Instruction => Go through the records and give each one again exactly.

Data entries =>
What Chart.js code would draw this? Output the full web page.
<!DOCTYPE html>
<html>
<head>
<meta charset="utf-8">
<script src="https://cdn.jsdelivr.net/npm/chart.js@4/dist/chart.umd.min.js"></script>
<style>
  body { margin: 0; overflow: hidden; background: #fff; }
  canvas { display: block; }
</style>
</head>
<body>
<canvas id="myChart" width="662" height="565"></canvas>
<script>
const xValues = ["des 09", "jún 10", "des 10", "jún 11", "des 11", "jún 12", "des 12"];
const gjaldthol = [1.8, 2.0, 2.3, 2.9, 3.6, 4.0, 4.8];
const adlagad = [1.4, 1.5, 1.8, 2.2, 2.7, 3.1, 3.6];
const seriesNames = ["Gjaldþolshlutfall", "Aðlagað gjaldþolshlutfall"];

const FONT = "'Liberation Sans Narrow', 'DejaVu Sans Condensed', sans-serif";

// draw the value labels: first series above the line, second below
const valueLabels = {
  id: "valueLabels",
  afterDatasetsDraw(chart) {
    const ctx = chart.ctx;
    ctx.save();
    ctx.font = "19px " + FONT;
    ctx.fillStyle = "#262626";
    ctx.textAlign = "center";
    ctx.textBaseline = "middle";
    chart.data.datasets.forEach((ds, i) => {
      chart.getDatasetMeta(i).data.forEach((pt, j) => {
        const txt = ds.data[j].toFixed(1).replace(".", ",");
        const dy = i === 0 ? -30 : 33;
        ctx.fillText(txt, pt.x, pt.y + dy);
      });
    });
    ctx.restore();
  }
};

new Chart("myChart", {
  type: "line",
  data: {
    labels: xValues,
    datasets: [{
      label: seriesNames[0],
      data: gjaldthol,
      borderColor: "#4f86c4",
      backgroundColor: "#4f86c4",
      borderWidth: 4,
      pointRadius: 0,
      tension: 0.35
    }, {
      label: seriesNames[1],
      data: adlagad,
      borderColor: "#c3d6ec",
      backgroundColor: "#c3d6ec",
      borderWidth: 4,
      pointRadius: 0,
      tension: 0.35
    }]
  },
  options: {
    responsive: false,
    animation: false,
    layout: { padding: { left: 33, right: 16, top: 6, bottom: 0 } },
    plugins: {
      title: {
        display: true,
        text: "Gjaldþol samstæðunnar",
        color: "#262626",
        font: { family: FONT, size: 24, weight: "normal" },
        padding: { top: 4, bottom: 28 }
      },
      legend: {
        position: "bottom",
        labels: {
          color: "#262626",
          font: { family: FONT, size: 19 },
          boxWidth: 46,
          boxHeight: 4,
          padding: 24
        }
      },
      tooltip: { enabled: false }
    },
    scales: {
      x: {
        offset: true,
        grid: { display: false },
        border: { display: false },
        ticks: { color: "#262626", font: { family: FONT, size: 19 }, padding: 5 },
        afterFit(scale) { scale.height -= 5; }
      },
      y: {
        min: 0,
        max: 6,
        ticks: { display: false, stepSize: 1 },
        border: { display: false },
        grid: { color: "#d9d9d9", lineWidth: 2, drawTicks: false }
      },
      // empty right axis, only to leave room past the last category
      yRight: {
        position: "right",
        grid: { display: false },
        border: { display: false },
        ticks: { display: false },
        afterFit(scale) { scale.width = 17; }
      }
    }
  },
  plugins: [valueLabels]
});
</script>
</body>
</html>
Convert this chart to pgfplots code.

Exercise solution =>
What Chart.js code would draw this? Output the full web page.
<!DOCTYPE html>
<html>
<head>
<meta charset="utf-8">
<script src="https://cdn.jsdelivr.net/npm/chart.js@4/dist/chart.umd.min.js"></script>
<style>
  body { margin: 0; overflow: hidden; background: #fff; }
  canvas { display: block; }
</style>
</head>
<body>
<canvas id="myChart" width="662" height="565"></canvas>
<script>
const xValues = ["des 09", "jún 10", "des 10", "jún 11", "des 11", "jún 12", "des 12"];
const gjaldthol = [1.8, 2.0, 2.3, 2.9, 3.6, 4.0, 4.8];
const adlagad = [1.4, 1.5, 1.8, 2.2, 2.7, 3.1, 3.6];
const seriesNames = ["Gjaldþolshlutfall", "Aðlagað gjaldþolshlutfall"];

const FONT = "'Liberation Sans Narrow', 'DejaVu Sans Condensed', sans-serif";

// draw the value labels: first series above the line, second below
const valueLabels = {
  id: "valueLabels",
  afterDatasetsDraw(chart) {
    const ctx = chart.ctx;
    ctx.save();
    ctx.font = "19px " + FONT;
    ctx.fillStyle = "#262626";
    ctx.textAlign = "center";
    ctx.textBaseline = "middle";
    chart.data.datasets.forEach((ds, i) => {
      chart.getDatasetMeta(i).data.forEach((pt, j) => {
        const txt = ds.data[j].toFixed(1).replace(".", ",");
        const dy = i === 0 ? -30 : 33;
        ctx.fillText(txt, pt.x, pt.y + dy);
      });
    });
    ctx.restore();
  }
};

new Chart("myChart", {
  type: "line",
  data: {
    labels: xValues,
    datasets: [{
      label: seriesNames[0],
      data: gjaldthol,
      borderColor: "#4f86c4",
      backgroundColor: "#4f86c4",
      borderWidth: 4,
      pointRadius: 0,
      tension: 0.35
    }, {
      label: seriesNames[1],
      data: adlagad,
      borderColor: "#c3d6ec",
      backgroundColor: "#c3d6ec",
      borderWidth: 4,
      pointRadius: 0,
      tension: 0.35
    }]
  },
  options: {
    responsive: false,
    animation: false,
    layout: { padding: { left: 33, right: 16, top: 6, bottom: 0 } },
    plugins: {
      title: {
        display: true,
        text: "Gjaldþol samstæðunnar",
        color: "#262626",
        font: { family: FONT, size: 24, weight: "normal" },
        padding: { top: 4, bottom: 28 }
      },
      legend: {
        position: "bottom",
        labels: {
          color: "#262626",
          font: { family: FONT, size: 19 },
          boxWidth: 46,
          boxHeight: 4,
          padding: 24
        }
      },
      tooltip: { enabled: false }
    },
    scales: {
      x: {
        offset: true,
        grid: { display: false },
        border: { display: false },
        ticks: { color: "#262626", font: { family: FONT, size: 19 }, padding: 5 },
        afterFit(scale) { scale.height -= 5; }
      },
      y: {
        min: 0,
        max: 6,
        ticks: { display: false, stepSize: 1 },
        border: { display: false },
        grid: { color: "#d9d9d9", lineWidth: 2, drawTicks: false }
      },
      // empty right axis, only to leave room past the last category
      yRight: {
        position: "right",
        grid: { display: false },
        border: { display: false },
        ticks: { display: false },
        afterFit(scale) { scale.width = 17; }
      }
    }
  },
  plugins: [valueLabels]
});
</script>
</body>
</html>
Convert this chart to pgfplots code.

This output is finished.